At one end of this virtual wire is a reader (or hopefully, many readers). At the other end is a writer. The writer’s words will be judged according to usage and meaning. Those words will also be judged against a greater backdrop, the rest of the world.
Opinions are based on experiences and information. The translation of those opinions into prose will naturally be filtered according to the author’s own tendencies. When there are outside influences on those tendencies, it is common practice to disclaim the influences, highlighting the fact that they may be there, and then allowing the reader to make an informed judgement as to the validity of the content.
Without disclosure (such as stock ownership when discussing recent equity movements), the reader’s trust is taken advantage of and, at times, misused.
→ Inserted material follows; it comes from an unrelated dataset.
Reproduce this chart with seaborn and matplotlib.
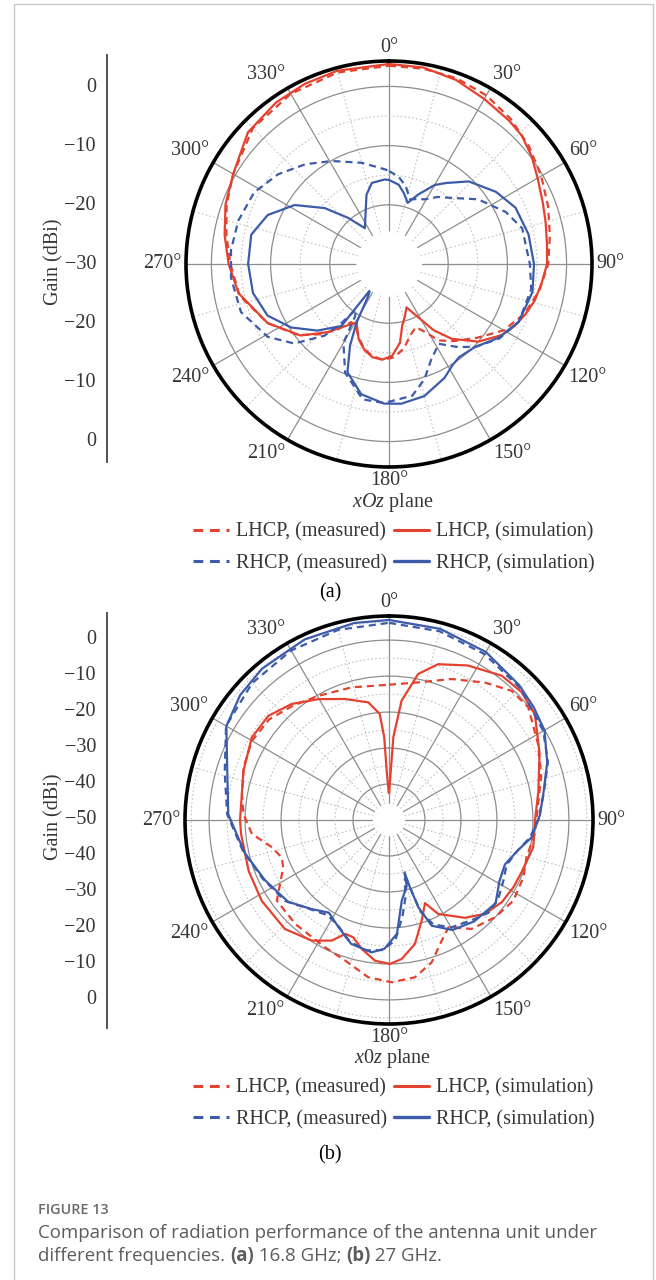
import numpy as np
import matplotlib
matplotlib.use("Agg")
import matplotlib.pyplot as plt
import seaborn as sns
from matplotlib.lines import Line2D
from matplotlib.patches import Rectangle

# ---- (a) 16.8 GHz : angle (deg, clockwise from top) and gain (dBi)
a_lhcp_sim_ang = [0, 10, 20, 30, 40, 46, 53, 60, 68, 75, 83, 90, 97, 104, 110, 116, 122, 131, 140, 146,
                  151, 155, 158, 163, 168, 172, 178, 184, 190, 196, 202, 209, 217, 222, 231, 244, 259, 270,
                  280, 290, 300, 313, 325, 335, 345, 360]
a_lhcp_sim_db = [3.8, 3.7, 3.1, 2.2, 1.6, 1.2, 0.2, -1.0, -2.0, -2.6, -3.1, -3.3, -4.0, -4.6, -5.4, -6.3,
                 -7.4, -10.0, -13.5, -16.5, -19.6, -21.2, -22.1, -20.8, -19.3, -16.6, -14.5, -13.8, -14.0,
                 -14.9, -16.3, -18.7, -16.6, -14.5, -10.8, -7.2, -4.1, -2.9, -1.8, -0.6, 0.4, 2.6, 3.3,
                 3.6, 3.8, 3.8]
a_lhcp_meas_ang = [0, 10, 20, 30, 40, 50, 60, 70, 80, 90, 100, 110, 120, 130, 140, 147, 152, 157, 163, 170,
                   177, 184, 190, 196, 202, 208, 213, 218, 224, 232, 244, 258, 270, 280, 290, 300, 315, 330,
                   345, 360]
a_lhcp_meas_db = [3.5, 3.5, 3.4, 2.9, 2.0, 0.9, -0.3, -1.4, -2.4, -3.1, -4.2, -5.6, -7.6, -10.6, -13.0,
                  -14.6, -17.0, -18.4, -17.5, -15.5, -14.2, -13.8, -14.2, -15.0, -16.5, -18.0, -18.3, -16.0,
                  -13.5, -10.5, -7.2, -4.2, -3.2, -2.1, -0.8, 0.4, 2.5, 3.2, 3.5, 3.5]
a_rhcp_sim_ang = [0, 7, 12, 17, 23, 30, 35, 44, 56, 66, 78, 90, 101, 114, 124, 134, 143, 148, 154, 165,
                  175, 182, 192, 201, 205.5, 209, 213, 216, 217.5, 227, 237, 247, 258, 270, 282, 292, 302,
                  311, 318.5, 326, 336, 342, 348, 357, 360]
a_rhcp_sim_db = [-15.8, -16.5, -17.8, -19.2, -17.2, -14.6, -13.3, -10.6, -8.2, -6.6, -5.9, -5.5, -5.3,
                 -6.0, -7.7, -9.8, -10.3, -9.8, -8.6, -6.9, -6.3, -6.4, -7.5, -10.4, -14.7, -18.7, -23.6,
                 -25.0, -16.8, -13.5, -10.3, -7.7, -6.5, -6.2, -6.2, -7.9, -11.2, -15.6, -19.6, -22.7,
                 -20.3, -17.7, -16.0, -15.7, -15.8]
a_rhcp_meas_ang = [0, 6, 12, 18, 24, 29, 36, 43.5, 54, 66, 75, 90, 100, 114, 124, 134, 141, 148, 156, 163,
                   170, 182, 191, 202, 210, 213, 216, 219, 222, 230, 239, 252, 265, 275, 286, 298, 309, 320,
                   331, 345, 357.6, 360]
a_rhcp_meas_db = [-14.3, -15.1, -16.5, -18.5, -18.0, -17.5, -16.0, -14.6, -11.4, -8.4, -6.7, -6.2, -5.6,
                  -6.0, -7.5, -9.8, -12.0, -14.1, -12.4, -9.6, -7.4, -6.5, -6.7, -10.2, -14.6, -19.5, -20.5,
                  -17.0, -13.7, -9.1, -6.1, -3.7, -3.2, -3.2, -3.5, -4.2, -5.9, -8.0, -10.1, -12.3, -14.0,
                  -14.3]

# ---- (b) 27 GHz
b_rhcp_sim_ang = [0, 15, 30, 44, 52, 60, 70, 80, 88, 97, 103, 111, 119, 128, 140, 150, 158, 161.4, 162.7,
                  163.5, 165, 171, 176, 182, 187.5, 197, 205, 213, 221, 231, 244, 257, 272, 285, 300, 310,
                  320, 335, 350, 360]
b_rhcp_sim_db = [5.6, 5.0, 3.9, 2.1, 1.0, -0.1, -3.2, -6.4, -8.0, -10.1, -13.1, -15.5, -14.9, -12.4,
                 -13.2, -14.7, -18.3, -24.4, -30.4, -34.8, -31.0, -27.3, -18.3, -14.2, -12.9, -14.0, -17.0,
                 -19.3, -17.2, -13.9, -11.7, -8.9, -5.3, -3.5, 2.2, 4.0, 4.9, 5.4, 5.6, 5.6]
b_rhcp_meas_ang = [0, 15, 30, 45, 60, 70, 80, 90, 97, 104, 111, 118, 126, 133, 140, 150, 157, 161, 163,
                   165, 168, 172, 177, 183, 190, 198, 206, 213, 222, 232, 245, 258, 272, 286, 300, 315, 330,
                   345, 360]
b_rhcp_meas_db = [4.8, 4.3, 3.2, 1.7, -0.5, -3.0, -6.3, -8.5, -10.5, -13.5, -15.0, -14.0, -12.5, -12.2,
                  -13.8, -15.5, -18.5, -23.0, -31.0, -33.0, -28.0, -23.0, -16.5, -13.8, -13.2, -14.5, -17.5,
                  -18.5, -16.8, -13.4, -11.3, -8.5, -5.0, -2.5, 2.3, 3.8, 4.4, 4.7, 4.8]
b_lhcp_sim_ang = [0.5, 1.5, 3, 6, 11.3, 17.5, 27, 38, 46, 54, 66, 79, 90, 100.7, 111.5, 118.4, 126, 134.4,
                  142.2, 152.3, 156.6, 162, 168.2, 174.8, 179.6, 185.7, 192, 196.9, 201, 205.4, 212.6,
                  223.7, 237.6, 250, 264.6, 270, 288.7, 301, 310.8, 320, 329.7, 340, 350, 355, 356.7,
                  357.3, 359.5]
b_lhcp_sim_db = [-42.5, -39.1, -27.0, -16.7, -8.6, -4.6, -1.8, 0.9, 1.2, 0.1, -4.2, -7.7, -9.4, -9.2,
                 -10.4, -10.7, -11.2, -12.7, -15.6, -20.5, -24.8, -20.6, -14.8, -11.2, -10.0, -10.7, -13.4,
                 -15.9, -16.1, -12.9, -10.2, -8.1, -8.1, -8.5, -8.7, -8.6, -7.3, -5.5, -5.7, -7.9, -11.1,
                 -14.2, -16.8, -20.4, -27.0, -36.3, -42.5]
b_lhcp_meas_ang = [0, 12, 24, 35, 43.5, 51, 63, 74, 85, 95.5, 105, 113, 123, 132.5, 142.8, 151, 156.4,
                   163.3, 170.6, 179, 187.5, 197.4, 206.7, 222, 234.3, 239.6, 245.9, 250.8, 256.9, 264.2,
                   272.4, 280, 290, 300, 310, 320, 330.4, 344.3, 360]
b_lhcp_meas_db = [-12.4, -10.9, -7.1, -3.4, -0.5, -0.2, -3.5, -6.0, -8.5, -9.3, -10.4, -9.4, -8.8, -10.0,
                  -12.0, -15.9, -13.4, -8.7, -5.7, -4.9, -5.9, -9.1, -10.4, -11.1, -11.6, -14.9, -17.8,
                  -18.4, -16.6, -11.7, -9.5, -8.5, -7.0, -6.0, -6.5, -8.5, -10.3, -11.7, -12.4]

legend_labels = ["LHCP, (measured)", "RHCP, (measured)", "LHCP, (simulation)", "RHCP, (simulation)"]
angle_ticks = list(range(0, 360, 30))
angle_labels = [f"{d}°" for d in angle_ticks]

RED = "#e4412f"
BLUE = "#3c5ba8"
TXT = "#363636"
DASH = (0, (3.2, 2.2))
W, H = 656, 1280

sns.set_theme(style="white")
plt.rcParams["font.family"] = ["Liberation Serif", "DejaVu Serif"]
plt.rcParams["mathtext.fontset"] = "custom"
plt.rcParams["mathtext.it"] = "Liberation Serif:italic"
plt.rcParams["mathtext.rm"] = "Liberation Serif"

fig = plt.figure(figsize=(W / 100, H / 100), dpi=100)
fig.patch.set_facecolor("white")
fig.patches.append(Rectangle((14 / W, -0.01), 639 / W, 1.0 - 4 / H + 0.01, transform=fig.transFigure,
                             fill=False, edgecolor="#c9c9c9", linewidth=1.0))


def polar_panel(cx, cy, rad, rorigin, rmin, rmax, rmajor, rminor, series):
    ax = fig.add_axes([(cx - rad) / W, 1 - (cy + rad) / H, 2 * rad / W, 2 * rad / H], projection="polar")
    ax.set_theta_zero_location("N")
    ax.set_theta_direction(-1)
    for ang, db, color, ls in series:
        sns.lineplot(x=np.deg2rad(ang), y=np.clip(db, rmin, None), ax=ax, sort=False, estimator=None,
                     color=color, linestyle=ls, linewidth=1.6)
    ax.set_rorigin(rorigin)
    ax.set_rlim(rmin, rmax)
    ax.set_xticks(np.deg2rad(angle_ticks))
    ax.set_xticklabels([])
    ax.set_xticks(np.deg2rad(np.arange(15, 360, 30)), minor=True)
    ax.set_yticks(rmajor)
    ax.set_yticks(rminor, minor=True)
    ax.set_yticklabels([])
    ax.set_xlabel("")
    ax.set_ylabel("")
    ax.grid(True, which="major", color="#8d8d8d", linewidth=0.9, linestyle="-")
    ax.grid(True, which="minor", color="#c2c2c2", linewidth=0.8, linestyle=(0, (1.5, 2.0)))
    ax.set_axisbelow(True)
    ax.tick_params(axis="y", which="both", length=0)
    ax.tick_params(axis="x", which="major", direction="in", length=6, width=1.6, color="black")
    ax.tick_params(axis="x", which="minor", length=0)
    ax.spines["polar"].set_linewidth(2.6)
    ax.spines["polar"].set_color("black")
    # the inner spine is switched on again at draw time, so make it invisible instead
    ax.spines["inner"].set_linewidth(0)
    ax.spines["inner"].set_edgecolor("none")
    # angle labels just outside the rim, aligned away from it
    for d, lab in zip(angle_ticks, angle_labels):
        s, c = np.sin(np.deg2rad(d)), np.cos(np.deg2rad(d))
        ha = "left" if s > 0.3 else ("right" if s < -0.3 else "center")
        va = "bottom" if c > 0.3 else ("top" if c < -0.3 else "center")
        ax.annotate(lab, xy=(0.5 + 0.5 * s, 0.5 + 0.5 * c), xycoords="axes fraction",
                    xytext=(3.2 * s, 3.2 * c), textcoords="offset points", ha=ha, va=va,
                    fontsize=14.5, color=TXT, annotation_clip=False)
    return ax


def gain_axis(cy, top, bottom, scale, span):
    # separate linear scale on the left (dB above the centre value)
    ax = fig.add_axes([107 / W, 1 - bottom / H, 0.001, (bottom - top) / H])
    ax.set_ylim(-(bottom - cy) / scale, (cy - top) / scale)
    pos = np.arange(span, -span - 1, -10)
    ax.set_yticks(pos)
    ax.set_yticklabels([f"{abs(p) - span}".replace("-", "\u2212") for p in pos])
    ax.set_xticks([])
    for s in ["top", "right", "bottom"]:
        ax.spines[s].set_visible(False)
    ax.spines["left"].set_color("#444444")
    ax.spines["left"].set_linewidth(1.3)
    ax.tick_params(axis="y", direction="in", length=5, width=1.1, color="#444444",
                   labelsize=14.5, labelcolor=TXT, pad=8)
    fig.text(54 / W, 1 - cy / H, "Gain (dBi)", rotation=90, ha="center", va="center",
             fontsize=14.5, color=TXT)


def legend_block(cy):
    handles = [Line2D([], [], color=RED, linestyle=DASH, linewidth=2.2),
               Line2D([], [], color=BLUE, linestyle=DASH, linewidth=2.2),
               Line2D([], [], color=RED, linewidth=2.2),
               Line2D([], [], color=BLUE, linewidth=2.4)]
    fig.legend(handles, legend_labels, ncol=2, loc="center", bbox_to_anchor=(394 / W, 1 - cy / H),
               frameon=False, fontsize=14.5, handlelength=1.75, handletextpad=0.35, columnspacing=0.35,
               labelspacing=0.6, labelcolor=TXT, borderpad=0)


# panel (a)
polar_panel(389, 264, 203, -30, -24.5, 4.3, [-20, -10, 0], [-15, -5],
            [(a_lhcp_meas_ang, a_lhcp_meas_db, RED, DASH), (a_lhcp_sim_ang, a_lhcp_sim_db, RED, "-"),
             (a_rhcp_meas_ang, a_rhcp_meas_db, BLUE, DASH), (a_rhcp_sim_ang, a_rhcp_sim_db, BLUE, "-")])
gain_axis(262, 55, 462, 5.9, 30)
fig.text(393 / W, 1 - 502 / H, r"$\mathit{xOz}$ plane", ha="center", va="center", fontsize=14.5, color=TXT)
legend_block(548)
fig.text(330 / W, 1 - 593 / H, "(a)", ha="center", va="center", fontsize=14.5, color="black")

# panel (b)
polar_panel(389, 820, 204, -50, -45.5, 6.7, [-40, -30, -20, -10, 0], [-35, -25, -15, -5, 5],
            [(b_lhcp_meas_ang, b_lhcp_meas_db, RED, DASH), (b_lhcp_sim_ang, b_lhcp_sim_db, RED, "-"),
             (b_rhcp_meas_ang, b_rhcp_meas_db, BLUE, DASH), (b_rhcp_sim_ang, b_rhcp_sim_db, BLUE, "-")])
gain_axis(817, 613, 1028, 3.6, 50)
fig.text(393 / W, 1 - 1059 / H, r"$\mathit{x0z}$ plane", ha="center", va="center", fontsize=14.5, color=TXT)
legend_block(1104)
fig.text(330 / W, 1 - 1155 / H, "(b)", ha="center", va="center", fontsize=14.5, color="black")

# caption
cap_font = ["Open Sans", "DejaVu Sans"]
fig.text(38 / W, 1 - 1210 / H, "FIGURE 13", family=cap_font, fontsize=10.4, color="#6a6a6a",
         fontweight="semibold", va="center")
fig.text(38 / W, 1 - 1233 / H, "Comparison of radiation performance of the antenna unit under",
         family=cap_font, fontsize=13.4, color="#5c5c5c", va="center")
renderer = fig.canvas.get_renderer()
x = 38 / W
for part, weight in [("different frequencies. ", "normal"), ("(a)", "bold"), (" 16.8 GHz; ", "normal"),
                     ("(b)", "bold"), (" 27 GHz.", "normal")]:
    t = fig.text(x, 1 - 1256 / H, part, family=cap_font, fontsize=13.4, color="#5c5c5c",
                 fontweight=weight, va="center")
    x += t.get_window_extent(renderer=renderer).width / fig.bbox.width

fig.savefig("out.png", dpi=100)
This can happen in any number of ways. A software review may be skewed by how much the reviewer paid (or didn’t pay) for the product. An analysis of an acquisition may be colored if the writer works for the acquired. Investments of a parent company may be reflected in the choices of content and direction at a subsidiary. Without proper disclosure, how is the reader to understand these relationships and the possible influences on the results?
Trust no one?
No human being is impartial. Some come closer than others. Some simply don’t try. No matter whether there is one name tied to the content (Porruka, for example) or two (Tony Leggett, for another example), the reader has to be alerted to the possible conflicts in order to appreciate them in the resulting work. Does that mean that I now have to come clean and tell the readers my whole sordid past and present? Of course not – and it doesn’t mean that for anyone else, either.
What it does mean is that whenever there is an opportunity to influence editorial direction or content (potential conflicts of interest), those conflicts need to be highlighted strongly. It is far worse to be caught by a third party in a possible conflict of interest than it is to admit to a actual one. Once that bond of trust is broken, the difficulties in repairing that relationship are numerous.
So what about MacEdition? Where do we stand on this whole subject? Our Editorial Statement says most of it for us:
The MacEdition editorial staff makes content decisions based on many factors, as is the case at any publication. However, we will not hold or promote content solely on feedback from our partners or advertisers. If we decide it’s worth publishing, regardless whether the content is positive or negative, we’ll publish it.
Does that mean we don’t enter into partnerships that our readers may need to be aware of? No. It does mean that when there may be reason to consider our content in light of our relationships, two things will happen. First, we’ve publicly stated: the content comes first. There is trust associated with that statement. Where does the trust come from? The second point, namely that we will disclaim influences as necessary.
Are we going to turn over the keys to our souls? Of course not. But if you read one of our articles that guides you toward (or away from) a particular product, service or company, you can bet that we’ll disclose any relevant factors that you need to know.
Pseudonyms don’t matter. Names don’t matter. What matters is that you, the reader, are the ultimate arbiter of the worth of our content. We won’t succumb to the ill-gotten pleasures that unchecked anonymity can achieve. You, the reader, know better. And you, the reader, won’t take lightly to being burned.
MacEdition and I thank all our readers, you, for your support, your attention, and your trust. It is a high honor.